The next day I received the programme for the biggest women’s jamboree the world has ever seen. This week, 30,000 women will gather in Long Beach and another million will follow online an event organised by Maria Shriver, the first lady of California, at which Michelle Obama, Meg Whitman and Billie Jean King will each say their bit.

The promotional video for the event shows Ms Shriver talking a blue streak of drivel.

“Being who we are is in fact the greatest gift that we can give ourselves, our community and our world,” she says.

Is being who I am a gift? Or is it a tautology?

If it is the best gift I can give, then that’s a shame for myself, our community and our world, as we all surely deserve better.

The point of the conference is to empower, educate and inspire women to be “Architects of Change®”. But it’s not quite clear to me why anyone would want to be such a thing. An architect is someone who designs a building and then invariably falls out with the builders who build it and the clients who pay for it. And if I wanted to be an architect, the last thing I’d want to architect (the noun now perfectly acceptable as a verb in management circles) would be change, in general.

Good change is good, bad change is bad, and sometimes the status quo is the best of all.

You might think I’m being a bit on the mean side. After all, this is California, and this programme is aimed at all women, not just bright ones. Indeed one of the “breakout conversations” is entitled: “Are you comfortable in a bathing suit?”

There is no such excuse for the Women on Wall Street who are also having their annual knees-up this week.

The Wows invitation begins: “What stands between you and your next big breakthrough?”

I know the answer to this already: laziness and other people.

“How do your perspectives influence whether or not you can turn that innovative idea into an actionable initiative?” it goes on.

Leaving perspectives to one side, I don’t see why anyone would want to make an idea into an actionable initiative in the first place. The only good idea on Wall Street is to make money, and there are no pat answers as to how one does that.

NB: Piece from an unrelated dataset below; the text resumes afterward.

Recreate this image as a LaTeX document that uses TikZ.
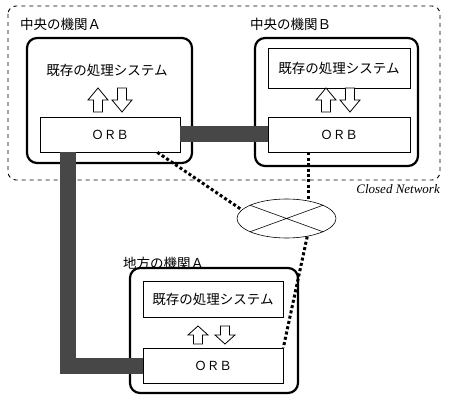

What all this tells us is not that all women talk drivel, but that everyone talks drivel when they start thinking about women as a general topic.

Indeed now even saying the word “women” is too blunt for some. A reader who has just returned from an Akzo Nobel meeting tells me that to promote board diversity the company is looking for candidates with a “female background”.

This is a most interesting development. Are they looking for transgender directors to sit on the board? Or people who were brought up in households where women predominated?

The very second that I was pondering this, an e-mail landed from the Association for Psychological Science with the subject line: “Too many sisters affect male sexuality”.

It said that various experiments had been most rigorously conducted on rats, the upshot of which was that rats brought up with lots of sisters spent less time mounting other rats than those brought up with males.